De la magie au magnétisme en passant par l’astrologie et jusqu’à la psychanalyse, l’objet de toutes les pseudosciences a toujours été l’Homme – et l’Homme dans sa nature morale, l’Homme en tant qu’être souffrant et jouissant. La raison n’en est pas difficile à trouver. L’Homme, qui est le centre, voire le créateur de notre univers, demeure le plus spectaculaire et passionnant des sujets d’études. Qui plus est, nous connaissons tous l’Homme ou, du moins, le pensons ; nul besoin de formation préalable pour s’attaquer à son étude. Une science de l’Homme se présente comme le raccourci le plus rapide vers le savoir absolu – tel est donc l’invariable sujet des pseudosciences.
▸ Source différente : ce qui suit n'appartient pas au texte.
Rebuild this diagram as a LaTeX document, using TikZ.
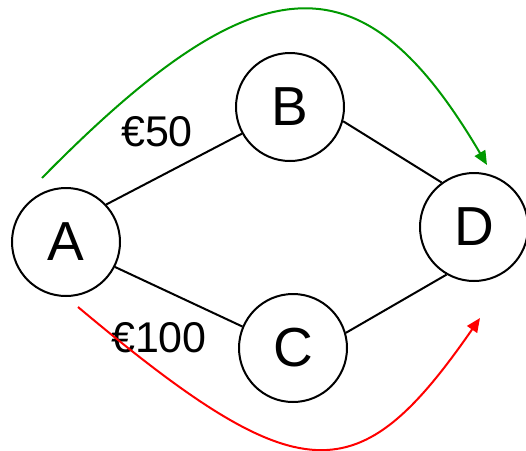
\documentclass[tikz,border=0pt]{standalone}
\usepackage{fontspec}
\setmainfont{Liberation Sans}
\usetikzlibrary{arrows.meta}
\begin{document}
\begin{tikzpicture}[x=1pt, y=-1pt, line width=2pt,
		place/.style={draw, circle, inner sep=0pt, minimum size=108pt, font=\fontsize{55}{55}\selectfont},
		cost/.style={font=\fontsize{43}{43}\selectfont},
		route/.style={-{Triangle[length=14pt, width=12pt]}}]
			\useasboundingbox (0,0) rectangle (526,450);
			\node[place] (A) at (66, 242) {A};
			\node[place] (B) at (290, 107) {B};
			\node[place] (C) at (293, 348) {C};
			\node[place] (D) at (474, 227) {D};
			\node[cost] (ab) at (157, 132) {€50};
			\node[cost] (ac) at (159, 338) {€100};
			\coordinate (g) at (42, 178);
			\coordinate (g') at (487, 165);
			\coordinate (r) at (78, 307);
			\coordinate (r') at (480, 318);
			\draw (A.43) -- (B.209);
			\draw (B.345) -- (D.126);
			\draw (A.333) -- (C.157);
			\draw (C.16) -- (D.240);
			\draw[route, color={rgb,255:red,0;green,153;blue,0}] (g) .. controls (260, -44) and (364, -44) .. (g');
			\draw[route, red] (r) .. controls (301, 494) and (358, 494) .. (r');
		\end{tikzpicture}
\end{document}
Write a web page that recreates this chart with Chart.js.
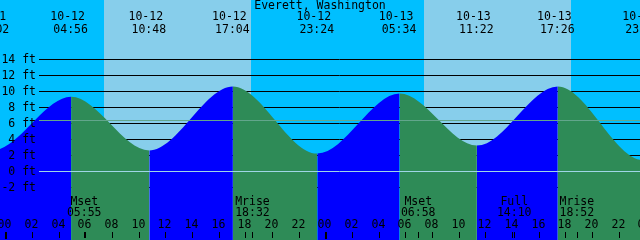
<!DOCTYPE html>
<html>
<head>
<meta charset="utf-8">
<title>Everett, Washington</title>
<script src="https://cdn.jsdelivr.net/npm/chart.js"></script>
<style>
  html, body { margin: 0; padding: 0; background: #00bfff; }
  #tideChart { display: block; }
</style>
</head>
<body>
<canvas id="tideChart" width="640" height="240"></canvas>
<script>
const stationName = "Everett, Washington";

// high / low tides (date, clock time, height in ft)
const tideDates = ["10-11", "10-11", "10-12", "10-12", "10-12", "10-12", "10-13", "10-13", "10-13", "10-13", "10-14"];
const tideClock = ["16:40", "23:02", "04:56", "10:48", "17:04", "23:24", "05:34", "11:22", "17:26", "23:50", "06:10"];
const tideFeet = [10.2, 2.6, 9.3, 2.6, 10.6, 2.2, 9.7, 3.2, 10.6, 1.4, 9.9];

// daylight
const sunriseDates = ["10-12", "10-13"];
const sunriseClock = ["07:24", "07:24"];
const sunsetDates = ["10-12", "10-13"];
const sunsetClock = ["18:26", "18:26"];

// moon events along the bottom
const moonDates = ["10-12", "10-12", "10-13", "10-13", "10-13"];
const moonClock = ["05:55", "18:32", "06:58", "14:10", "18:52"];
const moonNames = ["Mset", "Mrise", "Mset", "Full", "Mrise"];

// axes
const hourTicks = [0, 2, 4, 6, 8, 10, 12, 14, 16, 18, 20, 22, 24, 26, 28, 30, 32, 34, 36, 38, 40, 42, 44, 46, 48];
const feetTicks = [-2, 0, 2, 4, 6, 8, 10, 12, 14];
const meanLevel = 6.4;

const NIGHT = "#00bfff";
const DAY = "#87ceeb";
const RISE = "#0000ff";
const FALL = "#2e8b57";
const FONT = "11.5px 'DejaVu Sans Mono', monospace";

// hours counted from 10-12 00:00
function toHours(date, clock) {
  const day = parseInt(date.slice(3), 10) - 12;
  const [h, m] = clock.split(":").map(Number);
  return day * 24 + h + m / 60;
}

const tidePoints = tideDates.map((d, i) => ({ x: toHours(d, tideClock[i]), y: tideFeet[i] }));

const tidePlot = {
  id: "tidePlot",
  beforeDatasetsDraw(chart) {
    const { ctx, chartArea: a, scales: { x, y } } = chart;
    ctx.save();
    ctx.fillStyle = NIGHT;
    ctx.fillRect(a.left, a.top, a.width, a.height);
    ctx.fillStyle = DAY;
    for (let i = 0; i < sunriseDates.length; i++) {
      const x0 = Math.round(x.getPixelForValue(toHours(sunriseDates[i], sunriseClock[i])));
      const x1 = Math.round(x.getPixelForValue(toHours(sunsetDates[i], sunsetClock[i])));
      ctx.fillRect(x0, a.top, x1 - x0, a.height);
    }
    // black level lines, hidden under the water
    ctx.strokeStyle = "#000";
    ctx.lineWidth = 1;
    feetTicks.forEach(v => {
      if (v === 0) return;
      const py = Math.floor(y.getPixelForValue(v)) + 0.5;
      ctx.beginPath();
      ctx.moveTo(39, py);
      ctx.lineTo(a.right, py);
      ctx.stroke();
    });
    ctx.restore();
  },
  afterDatasetsDraw(chart) {
    const { ctx, chartArea: a, scales: { x, y } } = chart;
    ctx.save();
    // datum and mean level
    const drawLevel = (v, color) => {
      const py = Math.floor(y.getPixelForValue(v)) + 0.5;
      ctx.strokeStyle = color;
      ctx.beginPath();
      ctx.moveTo(39, py);
      ctx.lineTo(a.right, py);
      ctx.stroke();
    };
    drawLevel(0, "#9fd6e6");
    drawLevel(meanLevel, "#62a68c");

    ctx.fillStyle = "#000";
    ctx.font = FONT;
    ctx.textBaseline = "middle";

    // feet labels
    ctx.textAlign = "right";
    feetTicks.forEach(v => {
      ctx.fillText(v + " ft", 36, y.getPixelForValue(v) + 0.5);
    });

    ctx.textAlign = "center";
    ctx.fillText(stationName, 320, 6);

    // tide times on top
    tidePoints.forEach((p, i) => {
      const px = x.getPixelForValue(p.x);
      ctx.fillText(tideDates[i], px - 3.5, 17);
      ctx.fillText(tideClock[i], px - 0.5, 30);
    });

    // moon events
    moonDates.forEach((d, i) => {
      const px = x.getPixelForValue(toHours(d, moonClock[i]));
      ctx.fillText(moonNames[i], px, 202);
      ctx.fillText(moonClock[i], px, 213);
      ctx.fillRect(Math.round(px), 232, 1, 6);
    });

    // hour ticks
    hourTicks.forEach(h => {
      const px = Math.round(x.getPixelForValue(h));
      ctx.fillText(String(h % 24).padStart(2, "0"), px - 0.5, 225);
      if (h % 24 === 0) ctx.fillRect(px, 232, 2, 7);
      else ctx.fillRect(px, 232, 1, 6);
    });
    ctx.restore();
  }
};

new Chart(document.getElementById("tideChart"), {
  type: "line",
  data: {
    datasets: [{
      data: tidePoints,
      borderWidth: 0,
      borderColor: "rgba(0,0,0,0)",
      pointRadius: 0,
      cubicInterpolationMode: "monotone",
      fill: "start",
      backgroundColor: FALL,
      segment: {
        backgroundColor: c => (c.p1.parsed.y > c.p0.parsed.y ? RISE : FALL)
      }
    }]
  },
  options: {
    responsive: false,
    animation: false,
    devicePixelRatio: 1,
    layout: { padding: 0 },
    scales: {
      x: { type: "linear", min: -0.4, max: 47.6, display: false },
      y: { min: -8.6, max: 21.4, display: false }
    },
    plugins: {
      legend: { display: false },
      tooltip: { enabled: false }
    }
  },
  plugins: [tidePlot]
});
</script>
</body>
</html>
Les méthodes de toutes ces « sciences » trahissent un même air de famille : utilisation d’arguments fondés sur l’analogie au lieu de raisonnements logiques, approbation de toutes sortes d’évidences serviables sans vérification expérimentale, élaboration d’hypothèses considérées ensuite comme des faits, déduction de lois à partir d’un unique cas mal observé, transformation des connotations de certains termes quand ça convient mieux et appropriation spontanée du sophisme post hoc ergo propter hoc – (après cela donc à cause de cela). Ainsi font les esprits non scientifiques qui cherchent la vérité pour monter l’étrange et formidable édifice de leurs doctrines. »
(In : Aldous HUXLEY, « Le livre noir de la psychanalyse », sous la direction de Catherine Meyer, éditions les arènes, Paris, septembre 2005, pages : 403 – 405).